Bill Mulholland, BCC's dean of Lifetime Learning and workforce development, said that providing access is what drives the program.

"When you look at Berkshire County, there is only one community college serving a whole area from Connecticut to Vermont," he said. "There are any number of studies that have shown that the farther students are from the flagpole, the less likely they are to come."

 

He said they hope to include more high school students in the programs in the future, particularly when the new associate's degree program in manufacturing kicks off next year, with courses at McCann and Taconic High School in Pittsfield.

"We want to inspire the students to pursue a college degree," he said.

 

So far, McCann is the only school in North County to offer BCC courses. Earlier this year, Mount Greylock Regional High School had worked to offer a few courses, though there was no student interest and many were canceled.

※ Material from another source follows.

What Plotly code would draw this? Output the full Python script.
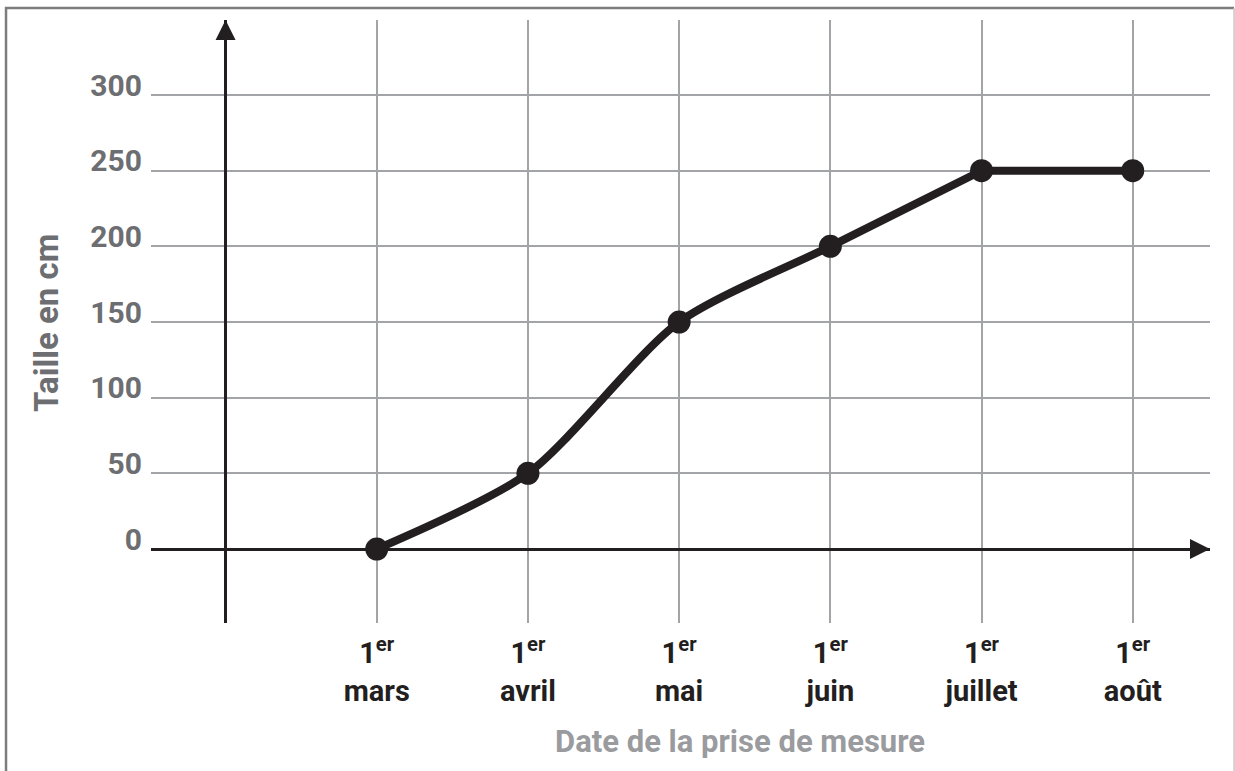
import plotly.graph_objects as go

# ---- data ----
mois = ["mars", "avril", "mai", "juin", "juillet", "août"]
taille_cm = [0, 50, 150, 200, 250, 250]
y_ticks = [0, 50, 100, 150, 200, 250, 300]
titre_x = "Date de la prise de mesure"
titre_y = "Taille en cm"

x_pos = list(range(1, len(mois) + 1))
tick_text = [f"1<sup>er</sup><br>{m}" for m in mois]

INK = "#231f20"
GRID = "#a3a4a7"
GREY_TXT = "#6d6e71"
FONT = "Roboto"

fig = go.Figure()

# smooth growth part (spline) then flat final segment
fig.add_trace(go.Scatter(
    x=x_pos[:5], y=taille_cm[:5], mode="lines",
    line=dict(color=INK, width=8, shape="spline", smoothing=0.75),
    hoverinfo="skip", showlegend=False))
fig.add_trace(go.Scatter(
    x=x_pos[4:], y=taille_cm[4:], mode="lines",
    line=dict(color=INK, width=8),
    hoverinfo="skip", showlegend=False))
fig.add_trace(go.Scatter(
    x=x_pos, y=taille_cm, mode="markers",
    marker=dict(color=INK, size=23),
    showlegend=False))

x_range = [-0.493, 6.511]
y_range = [-48.9, 349.6]

fig.update_layout(
    width=1235, height=771,
    margin=dict(l=151, r=25, t=20, b=148),
    paper_bgcolor="white", plot_bgcolor="white",
    showlegend=False,
    font=dict(family=FONT),
)

fig.update_xaxes(
    range=x_range, tickvals=x_pos, ticktext=tick_text,
    showgrid=True, gridcolor=GRID, gridwidth=2,
    zeroline=True, zerolinecolor=INK, zerolinewidth=2.5,
    showline=False, ticks="", ticklabelstandoff=10,
    tickfont=dict(family=FONT, size=29, color=INK, weight="bold"),
    fixedrange=True,
)
fig.update_yaxes(
    range=y_range, tickvals=y_ticks,
    showgrid=True, gridcolor=GRID, gridwidth=2,
    zeroline=True, zerolinecolor=INK, zerolinewidth=2.5,
    showline=False, ticks="", ticklabelstandoff=8, ticklabelshift=-10,
    tickfont=dict(family=FONT, size=30, color=GREY_TXT, weight="bold"),
    fixedrange=True,
)

# axis arrowheads
fig.add_annotation(x=0, y=y_range[1], ax=0, ay=y_range[1] - 14,
                   xref="x", yref="y", axref="x", ayref="y", text="",
                   showarrow=True, arrowhead=2, arrowsize=1.6,
                   arrowwidth=2.5, arrowcolor=INK)
fig.add_annotation(x=x_range[1], y=0, ax=x_range[1] - 0.14, ay=0,
                   xref="x", yref="y", axref="x", ayref="y", text="",
                   showarrow=True, arrowhead=2, arrowsize=1.6,
                   arrowwidth=2.5, arrowcolor=INK)

# axis titles
fig.add_annotation(text=titre_x, xref="paper", yref="paper",
                   x=0.556, y=-0.196, xanchor="center", yanchor="middle",
                   showarrow=False,
                   font=dict(family=FONT, size=31, color="#9a9b9e", weight="bold"))
fig.add_annotation(text=titre_y, xref="paper", yref="paper",
                   x=-0.0992, y=0.4975, xanchor="center", yanchor="middle",
                   textangle=-90, showarrow=False,
                   font=dict(family=FONT, size=33, color=GREY_TXT, weight="bold"))

# frame: left and top (darker), right (light)
fig.add_shape(type="path", xref="paper", yref="paper",
              path="M -0.1369,-0.26 L -0.1369,1.0199 L 1.0227,1.0199",
              line=dict(color="#7d7d80", width=2.5))
fig.add_shape(type="line", xref="paper", yref="paper",
              x0=1.0227, y0=1.0199, x1=1.0227, y1=-0.26,
              line=dict(color="#c8c8ca", width=1.5))

fig.write_html(
    "out.html",
    config={"displayModeBar": False},
    post_script="document.body.style.margin='0';document.body.style.overflow='hidden';",
)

The Williamstown school had offered to begin with introduction to criminal justice and philosophy courses, but too few students expressed an interest to meet minimum enrollment. Another course on Microsoft Word had community enrollment, and will go ahead without high school students.

Greylock Superintendent William Travis said there could be a number of reasons why it hasn't taken off, and they are investigating what they are and remain committed to trying again.

 

"I'm not going to give up as long as (BCC) is willing," he said. "You have to see what works and, if it doesn't, we'll figure out what will."